C’est ce sous-texte qui se révèle très intéressant, couplé à cette histoire de simili-super-héros, ou du moins d’êtres dotés de pouvoirs surhumains. Ces pouvoirs apparaissent alors que les trois sont en train de tenter leur casse, des pouvoirs transmis de manière mystérieuse par un scientifique d’un centre de recherche de l’armée américaine qui semble convaincu de pouvoir créer des surhommes. Les trois hackers sont ses cibles, il est convaincu de leur intelligence et de leur utilité, et il semble avoir bien conscience de ce qu’il va se passer. Quand des millenials qui se sentent trompés par le système depuis leur naissance se retrouvent dotés de super-pouvoirs, ce n’est pas des héros en collants et en latex qui vont émerger : ce sont des jeunes plein de colère qui voient là l’occasion de s’échapper, de faire quelque chose de leur vie, mais aussi de se venger de ceux qui les ont laissés-pour-compte. Sans être d’une finesse extraordinaire, le récit d’Aleš Kot nous emmène au plus près de ce ressentiment de la nouvelle génération, dont je fais partie comme je l’imagine bien des lecteurs(rices) de ce blog, en racontant cette société coupable d’avoir abandonné ses enfants. Très politisé, le récit nous raconte le système de santé américain qui s’est effondré, l’inaction du gouvernement pour l’avenir de ses jeunes et la haine raciale qui gangrène le pays. L’auteur caractérise ses personnages avec justesse et en fait les reflets, les portes-étendards de la génération des millenials, une génération qui va être la première à détenir des pouvoirs surhumains.

Un autre rapport de force
La question de leurs pouvoirs est centrale : créés de toute pièce par un jeune scientifique aux motivations encore floues dans ce premier tome, les trois jeunes vont être invincibles, mais aussi voler dans le cas de la jeune femme. Les super-pouvoirs traduisent la haine qu’ils ressentent et inverse les rôles : les millenials deviennent invincibles, le rapport de force se retourne en leur faveur et ils deviennent une véritable menace pour l’ancienne génération.
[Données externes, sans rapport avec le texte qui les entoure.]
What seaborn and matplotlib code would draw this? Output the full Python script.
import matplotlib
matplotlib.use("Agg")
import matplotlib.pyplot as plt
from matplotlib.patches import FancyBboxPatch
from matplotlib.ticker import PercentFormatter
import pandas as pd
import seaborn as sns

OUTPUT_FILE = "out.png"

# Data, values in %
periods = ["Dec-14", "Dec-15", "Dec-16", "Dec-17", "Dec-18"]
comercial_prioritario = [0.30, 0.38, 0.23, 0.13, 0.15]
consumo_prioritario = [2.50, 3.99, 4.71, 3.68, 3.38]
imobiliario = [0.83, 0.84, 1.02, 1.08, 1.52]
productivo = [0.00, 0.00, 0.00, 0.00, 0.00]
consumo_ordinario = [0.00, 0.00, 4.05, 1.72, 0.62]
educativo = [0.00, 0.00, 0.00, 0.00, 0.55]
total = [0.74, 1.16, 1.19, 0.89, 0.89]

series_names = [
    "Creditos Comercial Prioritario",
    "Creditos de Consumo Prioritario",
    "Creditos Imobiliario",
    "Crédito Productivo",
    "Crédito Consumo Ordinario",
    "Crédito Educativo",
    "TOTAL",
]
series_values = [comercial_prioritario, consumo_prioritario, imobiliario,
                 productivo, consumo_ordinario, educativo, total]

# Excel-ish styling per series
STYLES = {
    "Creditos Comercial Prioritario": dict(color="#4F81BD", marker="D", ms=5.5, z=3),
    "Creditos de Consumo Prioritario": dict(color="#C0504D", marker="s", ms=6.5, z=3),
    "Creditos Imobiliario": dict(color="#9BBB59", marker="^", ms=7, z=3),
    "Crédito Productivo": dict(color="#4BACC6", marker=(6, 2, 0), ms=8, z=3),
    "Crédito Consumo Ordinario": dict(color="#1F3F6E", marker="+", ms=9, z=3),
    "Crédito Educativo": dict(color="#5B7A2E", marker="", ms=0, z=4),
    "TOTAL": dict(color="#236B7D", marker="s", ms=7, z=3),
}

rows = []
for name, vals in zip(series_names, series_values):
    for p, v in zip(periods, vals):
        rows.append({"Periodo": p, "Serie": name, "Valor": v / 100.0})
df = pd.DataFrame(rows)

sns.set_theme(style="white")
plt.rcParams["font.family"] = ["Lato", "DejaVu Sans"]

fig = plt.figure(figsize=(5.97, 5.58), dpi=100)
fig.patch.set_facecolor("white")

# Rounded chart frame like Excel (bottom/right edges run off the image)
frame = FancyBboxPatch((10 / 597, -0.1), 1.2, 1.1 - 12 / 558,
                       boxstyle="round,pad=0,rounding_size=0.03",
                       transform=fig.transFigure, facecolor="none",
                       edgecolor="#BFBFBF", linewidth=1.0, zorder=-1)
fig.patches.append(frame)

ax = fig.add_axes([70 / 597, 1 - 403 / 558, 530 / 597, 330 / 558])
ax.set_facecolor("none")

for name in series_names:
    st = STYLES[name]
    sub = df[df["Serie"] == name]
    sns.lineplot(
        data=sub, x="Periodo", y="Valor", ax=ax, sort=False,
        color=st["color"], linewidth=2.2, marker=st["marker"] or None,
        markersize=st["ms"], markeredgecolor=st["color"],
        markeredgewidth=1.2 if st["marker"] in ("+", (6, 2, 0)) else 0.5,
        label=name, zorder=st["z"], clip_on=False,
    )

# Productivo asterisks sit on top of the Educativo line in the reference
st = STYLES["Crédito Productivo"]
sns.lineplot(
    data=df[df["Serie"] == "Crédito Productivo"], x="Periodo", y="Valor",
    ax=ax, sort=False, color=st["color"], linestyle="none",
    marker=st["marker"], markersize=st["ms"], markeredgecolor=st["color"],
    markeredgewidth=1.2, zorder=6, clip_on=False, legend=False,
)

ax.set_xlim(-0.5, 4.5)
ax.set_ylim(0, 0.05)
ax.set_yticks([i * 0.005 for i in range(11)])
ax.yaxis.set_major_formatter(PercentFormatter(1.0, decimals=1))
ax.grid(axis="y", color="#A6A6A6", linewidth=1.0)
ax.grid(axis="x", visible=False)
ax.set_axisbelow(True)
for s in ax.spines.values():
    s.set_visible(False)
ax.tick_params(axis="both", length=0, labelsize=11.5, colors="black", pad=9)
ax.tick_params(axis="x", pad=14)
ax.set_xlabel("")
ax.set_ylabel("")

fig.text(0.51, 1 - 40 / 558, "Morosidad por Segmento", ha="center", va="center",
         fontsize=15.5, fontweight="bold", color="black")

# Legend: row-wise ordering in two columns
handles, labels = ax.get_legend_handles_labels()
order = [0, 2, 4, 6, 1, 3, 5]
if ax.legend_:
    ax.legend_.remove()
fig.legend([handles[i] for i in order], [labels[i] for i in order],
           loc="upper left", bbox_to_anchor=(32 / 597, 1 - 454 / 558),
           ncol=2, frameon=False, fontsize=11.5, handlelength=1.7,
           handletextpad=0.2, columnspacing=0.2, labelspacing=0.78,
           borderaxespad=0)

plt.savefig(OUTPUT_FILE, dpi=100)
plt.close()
Au travers d’une violence graphique terrible illustrée par les dessins de André Lima Araújo, c’est la haine et les rêves d’un autre monde qui s’exprime. Parfois « too much », la violence tire toutefois sa source du mal être que tente d’exprimer Aleš Kot, et c’est bien le renversement du rapport de force qui fait de Generation Gone une œuvre très intéressante. D’autant plus que l’auteur raconte aussi une masculinité toxique avec le comportement d’un des personnages avec sa petite amie, manipulateur et autoritaire, qui pense que ses peines lui donnent le droit de la traiter comme moins que rien. On sent l’engagement de l’auteur, et s’il est parfois maladroit dans sa manière d’aborder les différents thèmes de ce premier tome, très dense, il n’en reste pas moins plutôt intelligent dans cette façon de concilier le classique récit de super-héros à des problèmes centraux dans les vies de la génération Y.
Aleš Kot se balade dans son récit tandis que André Lima Araújo met en scène l’histoire avec justesse, le premier tome Generation Gone nous emmène sur un terrain encore trop rarement abordé du mal être et du sentiment d’abandon ressenti par beaucoup de jeunes. Confrontés à un système omnipotent qui leur a arraché leurs vies, l’obtention de pouvoirs surhumains est salvateur et leur permet d’exprimer une haine et un ressentiment qui a été sous-estimé. Avec un grand final inattendu, on est curieux de voir sous quel angle sera abordé le prochain tome et découvrir si, réellement, Generation Gone est capable de traiter le thème des « millenials » sans se limiter à une violence quasi-gratuite.
Critique réalisée à partir d’un exemplaire envoyé par les édition Hi Comics.